Return exactly, please, the lines that run from the line with "Recreate this image" to the line with "import pandas as pd", ends included, and omit all pictures.

Plotting code records:
════════════════
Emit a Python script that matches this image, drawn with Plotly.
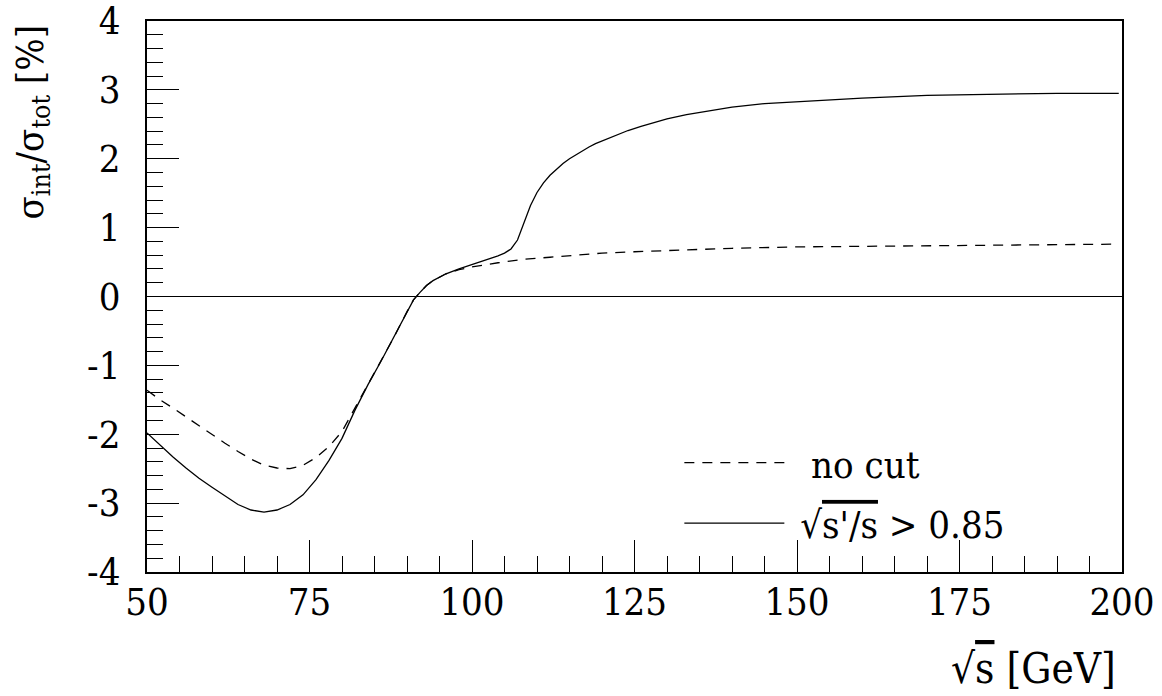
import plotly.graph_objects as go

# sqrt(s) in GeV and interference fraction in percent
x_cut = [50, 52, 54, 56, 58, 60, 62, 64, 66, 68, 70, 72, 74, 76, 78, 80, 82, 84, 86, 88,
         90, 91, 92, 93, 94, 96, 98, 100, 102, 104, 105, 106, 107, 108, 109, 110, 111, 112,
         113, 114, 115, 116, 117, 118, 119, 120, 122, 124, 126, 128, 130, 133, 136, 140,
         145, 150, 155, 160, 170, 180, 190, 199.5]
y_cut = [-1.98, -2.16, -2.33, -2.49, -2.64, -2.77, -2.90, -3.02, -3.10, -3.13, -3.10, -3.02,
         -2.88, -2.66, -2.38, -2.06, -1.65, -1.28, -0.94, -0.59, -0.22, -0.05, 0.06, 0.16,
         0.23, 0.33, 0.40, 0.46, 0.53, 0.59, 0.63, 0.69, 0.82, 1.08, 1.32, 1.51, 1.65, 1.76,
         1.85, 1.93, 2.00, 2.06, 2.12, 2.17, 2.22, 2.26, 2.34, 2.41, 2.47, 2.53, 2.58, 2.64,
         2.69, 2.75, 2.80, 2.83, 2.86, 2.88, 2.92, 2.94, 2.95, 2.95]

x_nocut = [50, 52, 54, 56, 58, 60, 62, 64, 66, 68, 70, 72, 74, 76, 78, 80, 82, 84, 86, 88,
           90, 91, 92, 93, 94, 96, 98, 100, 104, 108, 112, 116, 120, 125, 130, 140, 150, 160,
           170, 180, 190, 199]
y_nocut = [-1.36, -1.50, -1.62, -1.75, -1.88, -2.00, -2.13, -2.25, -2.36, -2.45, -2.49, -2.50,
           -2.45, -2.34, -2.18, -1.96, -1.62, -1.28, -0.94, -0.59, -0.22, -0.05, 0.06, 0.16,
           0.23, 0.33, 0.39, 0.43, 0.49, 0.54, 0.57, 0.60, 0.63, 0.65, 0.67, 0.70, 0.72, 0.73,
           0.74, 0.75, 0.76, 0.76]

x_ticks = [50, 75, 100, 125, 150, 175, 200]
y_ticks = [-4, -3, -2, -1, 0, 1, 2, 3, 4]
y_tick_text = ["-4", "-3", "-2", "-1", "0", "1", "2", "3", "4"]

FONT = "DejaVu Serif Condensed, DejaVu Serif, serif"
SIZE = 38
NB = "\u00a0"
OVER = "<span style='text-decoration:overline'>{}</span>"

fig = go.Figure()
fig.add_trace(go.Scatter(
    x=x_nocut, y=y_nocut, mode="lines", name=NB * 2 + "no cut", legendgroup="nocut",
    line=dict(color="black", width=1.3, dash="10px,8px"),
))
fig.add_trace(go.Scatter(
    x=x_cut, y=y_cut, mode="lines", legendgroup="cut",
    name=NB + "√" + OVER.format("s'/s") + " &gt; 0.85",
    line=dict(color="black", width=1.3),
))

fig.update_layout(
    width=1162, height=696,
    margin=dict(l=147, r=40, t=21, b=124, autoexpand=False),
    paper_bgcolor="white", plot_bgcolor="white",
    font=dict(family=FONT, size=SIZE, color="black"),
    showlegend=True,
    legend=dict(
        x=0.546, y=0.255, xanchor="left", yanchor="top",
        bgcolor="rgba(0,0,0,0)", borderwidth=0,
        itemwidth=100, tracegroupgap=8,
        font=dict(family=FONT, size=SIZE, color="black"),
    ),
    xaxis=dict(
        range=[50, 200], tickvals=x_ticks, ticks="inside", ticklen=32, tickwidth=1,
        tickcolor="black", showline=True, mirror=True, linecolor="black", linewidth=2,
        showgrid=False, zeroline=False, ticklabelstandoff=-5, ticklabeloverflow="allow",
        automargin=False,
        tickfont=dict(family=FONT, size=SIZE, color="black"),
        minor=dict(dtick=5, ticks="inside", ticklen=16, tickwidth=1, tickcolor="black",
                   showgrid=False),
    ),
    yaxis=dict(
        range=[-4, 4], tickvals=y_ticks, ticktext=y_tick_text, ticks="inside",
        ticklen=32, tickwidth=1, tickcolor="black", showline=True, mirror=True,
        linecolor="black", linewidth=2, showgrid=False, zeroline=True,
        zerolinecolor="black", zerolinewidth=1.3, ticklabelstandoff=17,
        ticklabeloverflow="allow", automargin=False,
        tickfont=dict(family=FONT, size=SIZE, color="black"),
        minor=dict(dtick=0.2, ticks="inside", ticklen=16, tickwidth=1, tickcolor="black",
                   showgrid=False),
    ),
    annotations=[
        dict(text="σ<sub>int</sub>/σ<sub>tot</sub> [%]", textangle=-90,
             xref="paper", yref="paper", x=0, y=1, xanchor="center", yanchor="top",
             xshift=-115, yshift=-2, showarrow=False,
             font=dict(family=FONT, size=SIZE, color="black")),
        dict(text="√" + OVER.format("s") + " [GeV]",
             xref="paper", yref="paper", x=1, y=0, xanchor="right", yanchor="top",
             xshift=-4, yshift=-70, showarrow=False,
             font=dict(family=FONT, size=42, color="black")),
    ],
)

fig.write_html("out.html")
════════════════
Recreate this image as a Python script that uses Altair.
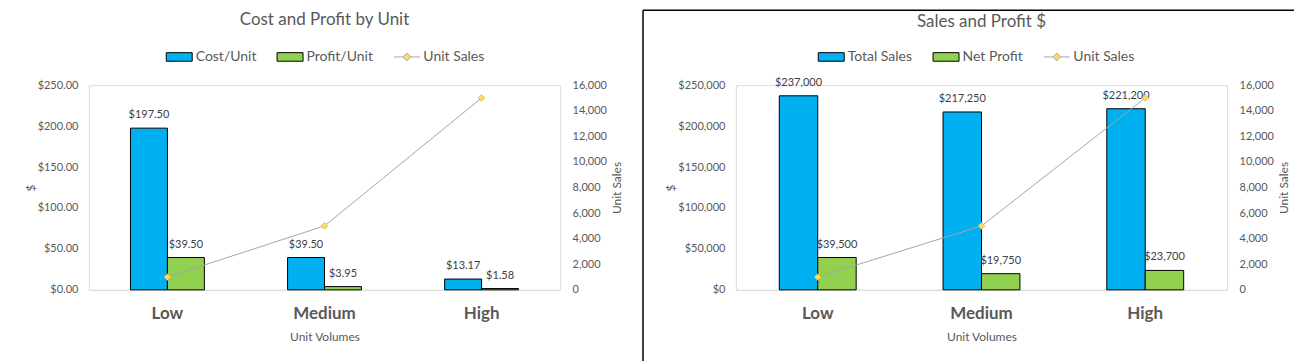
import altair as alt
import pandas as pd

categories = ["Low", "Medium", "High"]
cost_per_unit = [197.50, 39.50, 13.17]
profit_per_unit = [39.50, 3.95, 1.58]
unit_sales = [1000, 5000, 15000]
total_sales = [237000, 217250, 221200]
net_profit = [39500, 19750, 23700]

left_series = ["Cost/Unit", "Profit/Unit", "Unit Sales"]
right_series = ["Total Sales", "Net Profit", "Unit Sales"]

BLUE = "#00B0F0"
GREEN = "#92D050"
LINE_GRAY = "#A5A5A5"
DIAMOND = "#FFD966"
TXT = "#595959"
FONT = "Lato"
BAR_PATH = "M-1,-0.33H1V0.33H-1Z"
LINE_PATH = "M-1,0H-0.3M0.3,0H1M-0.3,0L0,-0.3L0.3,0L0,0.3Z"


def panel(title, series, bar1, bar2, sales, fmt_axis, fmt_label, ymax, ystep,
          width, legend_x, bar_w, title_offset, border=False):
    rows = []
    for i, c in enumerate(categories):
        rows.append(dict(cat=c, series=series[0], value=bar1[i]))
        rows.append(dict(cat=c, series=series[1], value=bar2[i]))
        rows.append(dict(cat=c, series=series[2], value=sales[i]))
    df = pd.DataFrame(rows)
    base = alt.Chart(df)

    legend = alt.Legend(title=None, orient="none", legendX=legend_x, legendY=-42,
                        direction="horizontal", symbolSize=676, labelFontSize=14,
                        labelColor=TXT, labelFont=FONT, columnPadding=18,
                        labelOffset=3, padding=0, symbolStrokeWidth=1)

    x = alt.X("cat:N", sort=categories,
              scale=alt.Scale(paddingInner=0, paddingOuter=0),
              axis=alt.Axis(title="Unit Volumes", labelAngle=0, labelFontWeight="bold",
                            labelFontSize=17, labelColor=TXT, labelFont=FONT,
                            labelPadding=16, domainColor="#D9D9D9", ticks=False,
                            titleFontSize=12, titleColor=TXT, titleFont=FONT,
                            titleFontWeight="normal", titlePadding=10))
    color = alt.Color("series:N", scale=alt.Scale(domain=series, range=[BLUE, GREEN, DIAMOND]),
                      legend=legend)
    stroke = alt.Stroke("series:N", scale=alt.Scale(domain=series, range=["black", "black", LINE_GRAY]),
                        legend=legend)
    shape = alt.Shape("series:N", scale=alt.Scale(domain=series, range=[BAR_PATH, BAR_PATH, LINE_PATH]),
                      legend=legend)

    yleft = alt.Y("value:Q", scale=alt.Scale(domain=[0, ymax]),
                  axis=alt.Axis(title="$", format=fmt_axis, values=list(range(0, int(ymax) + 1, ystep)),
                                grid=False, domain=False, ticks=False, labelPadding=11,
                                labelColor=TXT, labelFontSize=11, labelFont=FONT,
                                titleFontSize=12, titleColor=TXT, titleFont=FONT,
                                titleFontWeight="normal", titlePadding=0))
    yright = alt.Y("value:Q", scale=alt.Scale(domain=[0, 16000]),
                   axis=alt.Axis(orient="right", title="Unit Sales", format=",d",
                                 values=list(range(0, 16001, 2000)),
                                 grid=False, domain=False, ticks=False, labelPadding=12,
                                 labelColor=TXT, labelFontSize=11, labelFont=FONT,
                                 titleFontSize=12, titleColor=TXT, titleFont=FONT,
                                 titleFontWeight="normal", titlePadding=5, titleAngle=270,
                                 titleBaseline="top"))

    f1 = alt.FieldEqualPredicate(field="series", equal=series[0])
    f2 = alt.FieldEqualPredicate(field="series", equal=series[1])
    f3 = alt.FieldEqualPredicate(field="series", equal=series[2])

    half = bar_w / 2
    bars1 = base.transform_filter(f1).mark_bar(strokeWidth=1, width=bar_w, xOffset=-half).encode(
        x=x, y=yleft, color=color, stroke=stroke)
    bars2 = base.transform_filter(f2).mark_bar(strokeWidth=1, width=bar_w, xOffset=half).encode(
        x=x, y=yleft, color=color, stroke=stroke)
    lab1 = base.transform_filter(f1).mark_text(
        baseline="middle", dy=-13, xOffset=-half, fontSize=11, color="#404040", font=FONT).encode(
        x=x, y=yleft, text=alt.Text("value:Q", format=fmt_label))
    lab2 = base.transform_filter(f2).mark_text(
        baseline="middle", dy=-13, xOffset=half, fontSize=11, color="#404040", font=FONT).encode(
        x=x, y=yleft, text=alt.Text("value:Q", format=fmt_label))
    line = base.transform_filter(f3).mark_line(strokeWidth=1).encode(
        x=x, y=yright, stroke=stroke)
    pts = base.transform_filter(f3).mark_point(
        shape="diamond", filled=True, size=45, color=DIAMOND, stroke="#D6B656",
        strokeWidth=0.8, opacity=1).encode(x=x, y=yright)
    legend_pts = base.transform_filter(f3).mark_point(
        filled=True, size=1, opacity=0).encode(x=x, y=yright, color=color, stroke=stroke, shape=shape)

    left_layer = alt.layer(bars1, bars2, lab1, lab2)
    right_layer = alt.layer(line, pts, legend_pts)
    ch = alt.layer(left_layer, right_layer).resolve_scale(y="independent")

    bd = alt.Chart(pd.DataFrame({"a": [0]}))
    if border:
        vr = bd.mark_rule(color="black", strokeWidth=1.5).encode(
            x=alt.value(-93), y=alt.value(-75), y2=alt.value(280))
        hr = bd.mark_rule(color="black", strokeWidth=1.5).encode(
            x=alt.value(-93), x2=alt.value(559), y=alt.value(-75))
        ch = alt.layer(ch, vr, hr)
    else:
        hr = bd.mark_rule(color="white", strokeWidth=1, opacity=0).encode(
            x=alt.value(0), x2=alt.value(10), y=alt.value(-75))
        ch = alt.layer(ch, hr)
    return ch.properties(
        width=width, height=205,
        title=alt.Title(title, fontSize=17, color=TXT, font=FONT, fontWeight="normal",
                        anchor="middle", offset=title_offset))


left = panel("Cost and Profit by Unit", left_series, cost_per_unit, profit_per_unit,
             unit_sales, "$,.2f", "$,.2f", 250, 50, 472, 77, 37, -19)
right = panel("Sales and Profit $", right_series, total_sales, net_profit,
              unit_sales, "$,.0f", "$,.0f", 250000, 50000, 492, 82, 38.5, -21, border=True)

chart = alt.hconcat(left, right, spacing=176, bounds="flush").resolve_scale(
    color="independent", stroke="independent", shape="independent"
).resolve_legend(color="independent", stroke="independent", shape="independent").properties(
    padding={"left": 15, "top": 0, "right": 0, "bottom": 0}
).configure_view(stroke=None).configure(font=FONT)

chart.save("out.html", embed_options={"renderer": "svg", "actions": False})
════════════════
→ Expected answer:
Recreate this image as a Python script that uses Altair.
import altair as alt
import pandas as pd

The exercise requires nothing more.